* _DATA TO PROCESS_
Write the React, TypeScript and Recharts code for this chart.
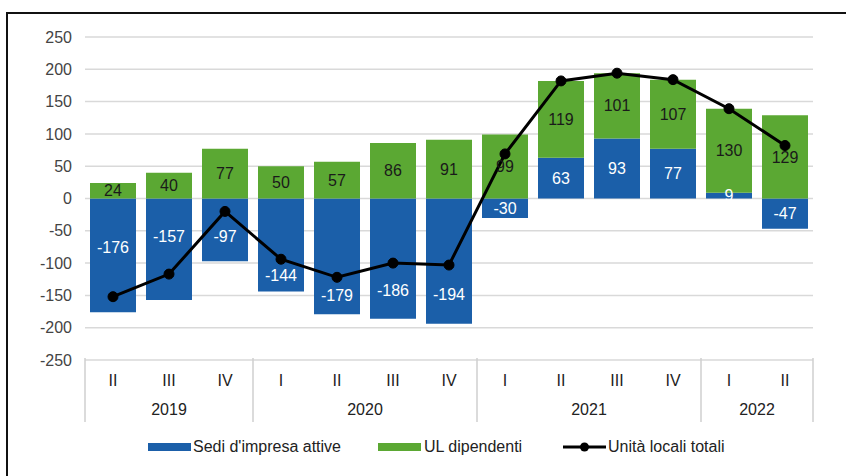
import React from "react";
import { Bar, CartesianGrid, ComposedChart, LabelList, Line, XAxis, YAxis } from "recharts";

const quarters = ["II", "III", "IV", "I", "II", "III", "IV", "I", "II", "III", "IV", "I", "II"];
const years = ["2019", "2020", "2021", "2022"];
const yearSpans = [3, 4, 4, 2];
const sediAttive = [-176, -157, -97, -144, -179, -186, -194, -30, 63, 93, 77, 9, -47];
const ulDipendenti = [24, 40, 77, 50, 57, 86, 91, 99, 119, 101, 107, 130, 129];
const unitaTotali = [-152, -117, -20, -94, -122, -100, -103, 69, 182, 194, 184, 139, 82];
const yTicks = [-250, -200, -150, -100, -50, 0, 50, 100, 150, 200, 250];

const data = quarters.map((q, i) => ({
  idx: i,
  q,
  sedi: sediAttive[i],
  ul: ulDipendenti[i],
  tot: unitaTotali[i],
}));

const BLUE = "#1b5fa9";
const GREEN = "#5ba833";
const FONT = "'Liberation Sans', Arial, sans-serif";

const W = 846;
const H = 476;
const LEFT = 85;
const RIGHT = 33;
const STEP = (W - LEFT - RIGHT) / quarters.length;

// group starts for the year row
const groupStarts: number[] = [];
yearSpans.reduce((acc, n) => {
  groupStarts.push(acc);
  return acc + n;
}, 0);

const QuarterTick = (props: any) => {
  const { x, y, index } = props;
  const g = groupStarts.indexOf(index);
  const last = index === quarters.length - 1;
  return (
    <g>
      <text x={x} y={y + 26} textAnchor="middle" fontSize={16} fill="#222" fontFamily={FONT}>
        {quarters[index]}
      </text>
      {g >= 0 && (
        <>
          <line x1={x - STEP / 2} x2={x - STEP / 2} y1={y - 2} y2={y + 62} stroke="#cfcfcf" strokeWidth={1.5} />
          <text
            x={x + ((yearSpans[g] - 1) * STEP) / 2}
            y={y + 55}
            textAnchor="middle"
            fontSize={16}
            fill="#222"
            fontFamily={FONT}
          >
            {years[g]}
          </text>
        </>
      )}
      {last && <line x1={x + STEP / 2} x2={x + STEP / 2} y1={y - 2} y2={y + 62} stroke="#cfcfcf" strokeWidth={1.5} />}
    </g>
  );
};

// blue labels: keep them off the total line when it crosses a negative bar
const SediLabel = (props: any) => {
  const vb = props.viewBox || props;
  const { x, y, width, height } = vb;
  const index = props.index;
  const value = sediAttive[index];
  const top = Math.min(y, y + height);
  const bottom = Math.max(y, y + height);
  let cy = (top + bottom) / 2;
  const tot = unitaTotali[index];
  if (value < 0 && tot < 0 && tot > value) {
    const lineY = top + ((0 - tot) * (bottom - top)) / Math.abs(value);
    cy = bottom - lineY >= 28 ? (lineY + bottom) / 2 : (top + lineY) / 2;
  }
  return (
    <text
      x={x + width / 2}
      y={cy}
      textAnchor="middle"
      dominantBaseline="central"
      fill="#fff"
      fontSize={16}
      fontFamily={FONT}
    >
      {value}
    </text>
  );
};

const legendText: React.CSSProperties = { fontSize: 16, color: "#222", fontFamily: FONT };

export default function App() {
  return (
    <div style={{ position: "absolute", left: 0, top: 0, width: W, height: H, background: "#fff", overflow: "hidden" }}>
      <div
        style={{
          position: "absolute",
          left: 6,
          top: 12,
          width: W,
          height: H,
          borderLeft: "2px solid #111",
          borderTop: "2px solid #111",
        }}
      />
      <div style={{ position: "absolute", left: 0, top: 0 }}>
        <ComposedChart
          width={W}
          height={H}
          data={data}
          stackOffset="sign"
          margin={{ top: 37, right: RIGHT, bottom: 46, left: 0 }}
        >
          <CartesianGrid vertical={false} stroke="#d9d9d9" strokeWidth={1.5} />
          <XAxis
            dataKey="idx"
            height={70}
            tickLine={false}
            axisLine={false}
            tickSize={0}
            tickMargin={0}
            interval={0}
            tick={<QuarterTick />}
          />
          <YAxis
            width={LEFT}
            domain={[-250, 250]}
            ticks={yTicks}
            tickLine={false}
            axisLine={false}
            tickSize={0}
            tickMargin={13}
            tick={{ fontSize: 16, fill: "#444", fontFamily: FONT }}
          />
          <Bar dataKey="sedi" stackId="a" fill={BLUE} barSize={46} isAnimationActive={false}>
            <LabelList dataKey="sedi" content={<SediLabel />} />
          </Bar>
          <Bar dataKey="ul" stackId="a" fill={GREEN} barSize={46} isAnimationActive={false}>
            <LabelList dataKey="ul" position="center" fill="#1a1a1a" fontSize={16} fontFamily={FONT} />
          </Bar>
          <Line
            dataKey="tot"
            type="linear"
            stroke="#000"
            strokeWidth={3}
            dot={{ r: 5, fill: "#000", stroke: "#000", strokeWidth: 1 }}
            isAnimationActive={false}
          />
        </ComposedChart>
      </div>
      <div style={{ position: "absolute", top: 438, left: 148, display: "flex", alignItems: "center" }}>
        <span style={{ display: "inline-block", width: 43, height: 8, background: BLUE, marginRight: 2 }} />
        <span style={legendText}>Sedi d'impresa attive</span>
      </div>
      <div style={{ position: "absolute", top: 438, left: 378, display: "flex", alignItems: "center" }}>
        <span style={{ display: "inline-block", width: 43, height: 8, background: GREEN, marginRight: 3 }} />
        <span style={legendText}>UL dipendenti</span>
      </div>
      <div style={{ position: "absolute", top: 438, left: 563, display: "flex", alignItems: "center" }}>
        <svg width={43} height={12} style={{ marginRight: 2 }}>
          <line x1={0} x2={43} y1={6} y2={6} stroke="#000" strokeWidth={3} />
          <circle cx={21.5} cy={6} r={4.5} fill="#000" />
        </svg>
        <span style={legendText}>Unità locali totali</span>
      </div>
    </div>
  );
}
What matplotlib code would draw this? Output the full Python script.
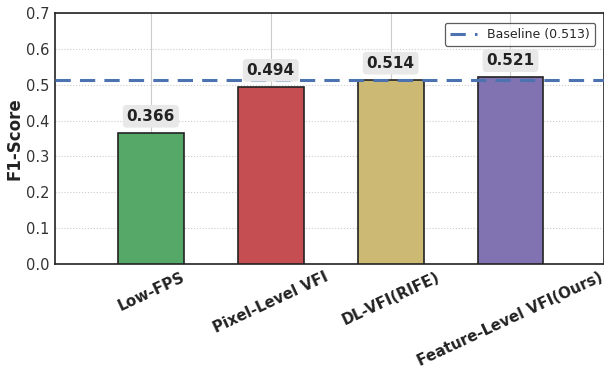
import matplotlib
matplotlib.use("Agg")
import matplotlib.pyplot as plt
import seaborn as sns

categories = ["Low-FPS", "Pixel-Level VFI", "DL-VFI(RIFE)", "Feature-Level VFI(Ours)"]
f1_scores = [0.366, 0.494, 0.514, 0.521]
baseline = 0.513
colors = ["#55a868", "#c44e52", "#ccb974", "#8172b2"]

sns.set_style("whitegrid")
plt.rcParams['font.family'] = ['DejaVu Sans']

fig = plt.figure(figsize=(6.04, 3.70), dpi=100)
ax = fig.add_axes([0.091, 0.2865, 0.909, 0.6785])

x = list(range(len(categories)))
ax.bar(x, f1_scores, width=0.55, color=colors, edgecolor="#222222", linewidth=1.2, zorder=3)
ax.axhline(baseline, color="#4c72b0", linestyle="--", linewidth=2.2, dashes=(5, 3),
           label=f"Baseline ({baseline})", zorder=4)

for xi, v in zip(x, f1_scores):
    ax.text(xi, v + 0.025, f"{v:.3f}", ha="center", va="bottom", fontsize=11,
            fontweight="bold", color="#222222", zorder=5,
            bbox=dict(boxstyle="round,pad=0.25", facecolor="#e8e8e8", edgecolor="none"))

ax.set_xlim(-0.8, 3.78)
ax.set_ylim(0, 0.7)
ax.set_yticks([0, 0.1, 0.2, 0.3, 0.4, 0.5, 0.6, 0.7])
ax.set_yticklabels([f"{t:.1f}" for t in ax.get_yticks()], fontsize=10.5, color="#333333")
ax.set_xticks(x)
ax.set_xticklabels(categories, rotation=25, ha="center", fontsize=10.8, fontweight="bold", color="#222222")
ax.set_ylabel("F1-Score", fontsize=12, fontweight="bold", color="#222222", labelpad=2)

ax.yaxis.grid(True, linestyle=":", color="#cccccc", linewidth=0.8)
ax.xaxis.grid(True, linestyle="-", color="#cccccc", linewidth=0.8)
ax.set_axisbelow(True)
for s in ax.spines.values():
    s.set_color("#222222")
    s.set_linewidth(1.2)
ax.tick_params(axis="both", length=0, pad=4)

leg = ax.legend(loc="upper right", fontsize=9, frameon=True, edgecolor="#333333",
                fancybox=True, handlelength=2.2, borderpad=0.4, bbox_to_anchor=(0.995, 0.985))
leg.get_frame().set_linewidth(0.9)

fig.savefig("out.png", dpi=100)
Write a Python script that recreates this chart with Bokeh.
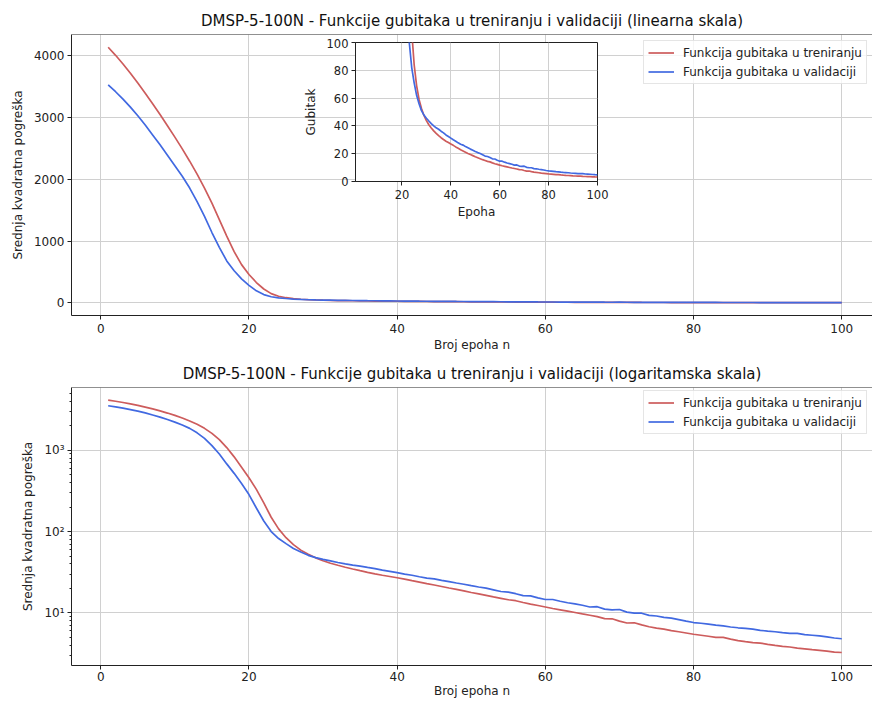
from bokeh.plotting import figure
from bokeh.layouts import column
from bokeh.models import (Range1d, FixedTicker, CustomJSTickFormatter, Legend, LegendItem,
                          Span, GridBox, ColumnDataSource)
from bokeh.embed import file_html
from bokeh.resources import INLINE

# ---------------- data ----------------
epochs = list(range(1, 101))
train_loss = [4140, 4010, 3870, 3720, 3560, 3395, 3225, 3050, 2870, 2685,
              2495, 2295, 2085, 1860, 1615, 1350, 1080, 830, 620, 460,
              330, 225, 150, 108, 84, 69, 59, 52.5, 47.5, 43.8,
              40.8, 38.5, 36.4, 34.6, 33.0, 31.5, 30.2, 29.0, 28.0, 27.0,
              26.0, 24.9, 23.9, 22.9, 22.0, 21.1, 20.2, 19.4, 18.6, 17.8,
              17.1, 16.4, 15.7, 15.1, 14.5, 14.1, 13.4, 12.8, 12.3, 11.8,
              11.3, 10.9, 10.5, 10.1, 9.7, 9.35, 9.0, 8.5, 8.45, 7.9,
              7.5, 7.55, 7.1, 6.75, 6.5, 6.3, 6.05, 5.85, 5.65, 5.45,
              5.3, 5.15, 5.0, 4.98, 4.75, 4.55, 4.42, 4.3, 4.25, 4.1,
              3.97, 3.86, 3.8, 3.68, 3.6, 3.52, 3.45, 3.38, 3.28, 3.25]
val_loss = [3530, 3420, 3300, 3170, 3030, 2880, 2720, 2560, 2390, 2220,
            2050, 1860, 1640, 1400, 1140, 900, 680, 520, 390, 285,
            195, 135, 100, 82, 71, 62, 56, 51, 47.8, 45.5,
            43.5, 41.6, 40.0, 38.6, 37.6, 36.2, 35.0, 33.5, 32.4, 31.2,
            30.0, 29.0, 27.8, 26.8, 26.2, 25.1, 24.2, 23.3, 22.5, 21.6,
            20.8, 20.1, 19.2, 18.3, 18.0, 17.2, 16.3, 16.2, 15.3, 14.6,
            14.6, 13.9, 13.3, 12.9, 12.4, 11.8, 11.9, 11.1, 10.9, 11.0,
            10.2, 9.9, 9.9, 9.3, 9.15, 8.8, 8.6, 8.25, 7.9, 7.6,
            7.45, 7.25, 7.05, 6.9, 6.7, 6.55, 6.45, 6.3, 6.1, 5.95,
            5.85, 5.7, 5.6, 5.6, 5.4, 5.3, 5.2, 5.05, 4.9, 4.8]

title_lin = "DMSP-5-100N - Funkcije gubitaka u treniranju i validaciji (linearna skala)"
title_log = "DMSP-5-100N - Funkcije gubitaka u treniranju i validaciji (logaritamska skala)"
label_train = "Funkcija gubitaka u treniranju"
label_val = "Funkcija gubitaka u validaciji"
x_label = "Broj epoha n"
y_label = "Srednja kvadratna pogreška"
inset_x_label = "Epoha"
inset_y_label = "Gubitak"
x_ticks = [0, 20, 40, 60, 80, 100]
lin_y_ticks = [0, 1000, 2000, 3000, 4000]
log_y_ticks = [10, 100, 1000]
log_minor_ticks = [m * d for d in (1, 10, 100, 1000) for m in range(2, 10) if m * d < 6000]
inset_x_ticks = [20, 40, 60, 80, 100]
inset_y_ticks = [0, 20, 40, 60, 80, 100]

RED = "#cd5c5c"
BLUE = "#4169e1"
FONT = "DejaVu Sans"
AX = "#222222"
GRID = "#d0d0d0"

src = ColumnDataSource(dict(epoch=epochs, train=train_loss, val=val_loss))


def style_axes(p, tick_size="12px"):
    for ax in (p.xaxis[0], p.yaxis[0]):
        ax.axis_line_color = AX
        ax.major_tick_line_color = AX
        ax.minor_tick_line_color = AX
        ax.major_tick_out = 4
        ax.major_tick_in = 0
        ax.minor_tick_out = 0
        ax.minor_tick_in = 0
        ax.major_label_text_font = FONT
        ax.major_label_text_font_size = tick_size
        ax.major_label_text_color = "#222222"
        ax.axis_label_text_font = FONT
        ax.axis_label_text_font_size = "12px"
        ax.axis_label_text_font_style = "normal"
        ax.axis_label_text_color = "#222222"
    p.xaxis[0].major_label_standoff = 4
    p.yaxis[0].major_label_standoff = 3
    p.xaxis[0].axis_label_standoff = 2
    p.yaxis[0].axis_label_standoff = 6
    for g in (p.xgrid[0], p.ygrid[0]):
        g.grid_line_color = GRID
        g.grid_line_width = 1


def style_title(p, text, standoff=10):
    p.title.text = text
    p.title.align = "center"
    p.title.text_font = FONT
    p.title.text_font_size = "15px"
    p.title.text_font_style = "normal"
    p.title.text_color = "#111111"
    p.title.standoff = standoff


def add_legend(p, loc, r1, r2):
    leg = Legend(items=[LegendItem(label=label_train, renderers=[r1]),
                        LegendItem(label=label_val, renderers=[r2])],
                 location=loc, margin=0, padding=4, spacing=4,
                 glyph_width=26, glyph_height=15, label_height=15, label_standoff=9,
                 label_text_font=FONT, label_text_font_size="12px", label_text_color="#222222",
                 border_line_color="#cccccc", border_line_width=1,
                 background_fill_color="white", background_fill_alpha=0.8)
    p.add_layout(leg)


# ---------------- top (linear) ----------------
p1 = figure(width=872, height=358, output_backend="svg", toolbar_location=None,
            x_range=Range1d(-3.95, 104.15), y_range=Range1d(-204, 4347),
            min_border_left=71, min_border_right=0, min_border_top=34, min_border_bottom=43,
            outline_line_color=None, background_fill_color="white", border_fill_color="white")
style_title(p1, title_lin)
style_axes(p1)
p1.xaxis[0].ticker = FixedTicker(ticks=x_ticks)
p1.yaxis[0].ticker = FixedTicker(ticks=lin_y_ticks)
p1.xaxis[0].axis_label = x_label
p1.yaxis[0].axis_label = y_label
r1 = p1.line("epoch", "train", source=src, line_color=RED, line_width=1.7)
r2 = p1.line("epoch", "val", source=src, line_color=BLUE, line_width=1.7)
p1.add_layout(Span(location=4347, dimension="width", line_color=AX, line_width=1))
add_legend(p1, (572, 231), r1, r2)

# ---------------- inset (wrapped, overlapping the top plot's cell) ----------------
ins = figure(width=311, height=184, output_backend="svg", toolbar_location=None, title=None,
             x_range=Range1d(1, 100), y_range=Range1d(0, 100),
             min_border_left=55, min_border_right=14, min_border_top=4, min_border_bottom=41,
             outline_line_color=AX, outline_line_width=1,
             background_fill_color="white", border_fill_color=None)
style_axes(ins, tick_size="11.5px")
ins.xaxis[0].ticker = FixedTicker(ticks=inset_x_ticks)
ins.yaxis[0].ticker = FixedTicker(ticks=inset_y_ticks)
ins.xaxis[0].axis_label = inset_x_label
ins.yaxis[0].axis_label = inset_y_label
ins.xaxis[0].axis_label_standoff = 3
ins.yaxis[0].axis_label_standoff = 6
ins.line("epoch", "train", source=src, line_color=RED, line_width=1.7)
ins.line("epoch", "val", source=src, line_color=BLUE, line_width=1.7)
ins_box = column(ins, margin=(38, 0, 0, 300))

# ---------------- bottom (log) ----------------
p2 = figure(width=872, height=344, output_backend="svg", toolbar_location=None,
            y_axis_type="log",
            x_range=Range1d(-3.95, 104.15), y_range=Range1d(2.25, 5920),
            min_border_left=71, min_border_right=0, min_border_top=28, min_border_bottom=37,
            outline_line_color=None, background_fill_color="white", border_fill_color="white")
style_title(p2, title_log, standoff=9)
style_axes(p2)
p2.xaxis[0].ticker = FixedTicker(ticks=x_ticks)
p2.xaxis[0].axis_label = x_label
p2.xaxis[0].major_label_standoff = 2
p2.xaxis[0].axis_label_standoff = 0
p2.xaxis[0].axis_label_text_line_height = 1.0
p2.yaxis[0].ticker = FixedTicker(ticks=log_y_ticks, minor_ticks=log_minor_ticks)
p2.yaxis[0].minor_tick_out = 2
p2.yaxis[0].formatter = CustomJSTickFormatter(code="""
const e = Math.round(Math.log10(tick));
const sup = {"-1": "\u207b\u00b9", "0": "\u2070", "1": "\u00b9", "2": "\u00b2", "3": "\u00b3", "4": "\u2074"};
return "10" + (sup[String(e)] !== undefined ? sup[String(e)] : String(e));
""")
p2.yaxis[0].axis_label = y_label
p2.ygrid[0].ticker = FixedTicker(ticks=log_y_ticks)
q1 = p2.line("epoch", "train", source=src, line_color=RED, line_width=1.7)
q2 = p2.line("epoch", "val", source=src, line_color=BLUE, line_width=1.7)
p2.add_layout(Span(location=5920, dimension="width", line_color=AX, line_width=1))
add_legend(p2, (572, 231), q1, q2)

layout = GridBox(children=[(p1, 0, 0), (ins_box, 0, 0), (p2, 1, 0)], spacing=0)

with open("out.html", "w") as f:
    f.write(file_html(layout, INLINE))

* _YOUR INSTRUCTIONS_
Repeat exactly the part that opens with the line containing "Write a Python" and closes with the line containing "from bokeh.resources import INLINE". Include both end lines, and drop the pictures.

* _RESPONSE_
Write a Python script that recreates this chart with Bokeh.
from bokeh.plotting import figure
from bokeh.layouts import column
from bokeh.models import (Range1d, FixedTicker, CustomJSTickFormatter, Legend, LegendItem,
                          Span, GridBox, ColumnDataSource)
from bokeh.embed import file_html
from bokeh.resources import INLINE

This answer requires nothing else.